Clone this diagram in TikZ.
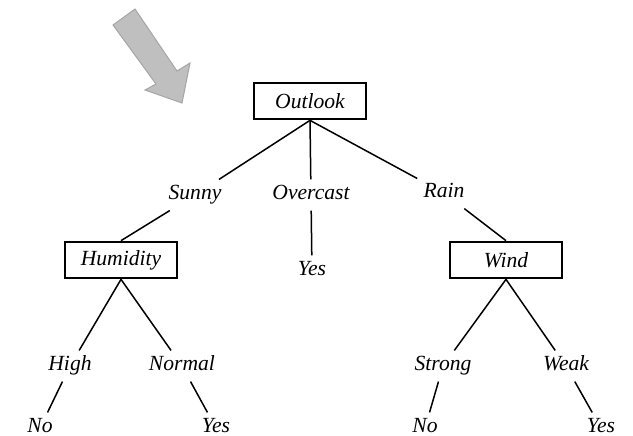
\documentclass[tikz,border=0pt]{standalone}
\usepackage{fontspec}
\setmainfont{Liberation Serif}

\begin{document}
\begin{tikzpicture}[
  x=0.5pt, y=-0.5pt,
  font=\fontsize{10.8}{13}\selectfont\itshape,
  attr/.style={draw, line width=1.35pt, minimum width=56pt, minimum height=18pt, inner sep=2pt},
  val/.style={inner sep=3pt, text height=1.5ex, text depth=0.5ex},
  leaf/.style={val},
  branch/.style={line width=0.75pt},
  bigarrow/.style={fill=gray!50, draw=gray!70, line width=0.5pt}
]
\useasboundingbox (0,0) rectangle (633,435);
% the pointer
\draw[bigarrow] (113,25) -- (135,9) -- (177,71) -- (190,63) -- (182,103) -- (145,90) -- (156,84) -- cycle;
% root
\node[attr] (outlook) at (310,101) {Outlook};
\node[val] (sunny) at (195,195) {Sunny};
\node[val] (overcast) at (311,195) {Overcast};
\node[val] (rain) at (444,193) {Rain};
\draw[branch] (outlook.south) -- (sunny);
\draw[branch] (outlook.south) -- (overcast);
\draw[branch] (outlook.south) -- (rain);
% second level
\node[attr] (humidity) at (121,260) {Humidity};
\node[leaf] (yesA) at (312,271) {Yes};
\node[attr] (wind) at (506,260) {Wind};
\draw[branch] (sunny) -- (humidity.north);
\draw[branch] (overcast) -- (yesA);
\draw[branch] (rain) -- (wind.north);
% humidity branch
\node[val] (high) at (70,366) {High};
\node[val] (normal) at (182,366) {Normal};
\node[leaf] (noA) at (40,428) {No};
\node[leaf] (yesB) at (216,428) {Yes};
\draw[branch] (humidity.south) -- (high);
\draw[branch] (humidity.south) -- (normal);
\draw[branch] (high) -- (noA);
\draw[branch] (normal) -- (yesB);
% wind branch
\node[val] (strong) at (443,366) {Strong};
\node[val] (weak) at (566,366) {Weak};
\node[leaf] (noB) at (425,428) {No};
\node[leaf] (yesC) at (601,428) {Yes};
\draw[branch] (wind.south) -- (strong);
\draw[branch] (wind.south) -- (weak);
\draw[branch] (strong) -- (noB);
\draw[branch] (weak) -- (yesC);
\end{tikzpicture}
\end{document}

☆ ☆ ☆

- _Task to carry out_
Leave the pictures out and copy the rest of the data exactly.

- _Final answer_
Clone this diagram in TikZ.
\documentclass[tikz,border=0pt]{standalone}
\usepackage{fontspec}
\setmainfont{Liberation Serif}

\begin{document}
\begin{tikzpicture}[
  x=0.5pt, y=-0.5pt,
  font=\fontsize{10.8}{13}\selectfont\itshape,
  attr/.style={draw, line width=1.35pt, minimum width=56pt, minimum height=18pt, inner sep=2pt},
  val/.style={inner sep=3pt, text height=1.5ex, text depth=0.5ex},
  leaf/.style={val},
  branch/.style={line width=0.75pt},
  bigarrow/.style={fill=gray!50, draw=gray!70, line width=0.5pt}
]
\useasboundingbox (0,0) rectangle (633,435);
% the pointer
\draw[bigarrow] (113,25) -- (135,9) -- (177,71) -- (190,63) -- (182,103) -- (145,90) -- (156,84) -- cycle;
% root
\node[attr] (outlook) at (310,101) {Outlook};
\node[val] (sunny) at (195,195) {Sunny};
\node[val] (overcast) at (311,195) {Overcast};
\node[val] (rain) at (444,193) {Rain};
\draw[branch] (outlook.south) -- (sunny);
\draw[branch] (outlook.south) -- (overcast);
\draw[branch] (outlook.south) -- (rain);
% second level
\node[attr] (humidity) at (121,260) {Humidity};
\node[leaf] (yesA) at (312,271) {Yes};
\node[attr] (wind) at (506,260) {Wind};
\draw[branch] (sunny) -- (humidity.north);
\draw[branch] (overcast) -- (yesA);
\draw[branch] (rain) -- (wind.north);
% humidity branch
\node[val] (high) at (70,366) {High};
\node[val] (normal) at (182,366) {Normal};
\node[leaf] (noA) at (40,428) {No};
\node[leaf] (yesB) at (216,428) {Yes};
\draw[branch] (humidity.south) -- (high);
\draw[branch] (humidity.south) -- (normal);
\draw[branch] (high) -- (noA);
\draw[branch] (normal) -- (yesB);
% wind branch
\node[val] (strong) at (443,366) {Strong};
\node[val] (weak) at (566,366) {Weak};
\node[leaf] (noB) at (425,428) {No};
\node[leaf] (yesC) at (601,428) {Yes};
\draw[branch] (wind.south) -- (strong);
\draw[branch] (wind.south) -- (weak);
\draw[branch] (strong) -- (noB);
\draw[branch] (weak) -- (yesC);
\end{tikzpicture}
\end{document}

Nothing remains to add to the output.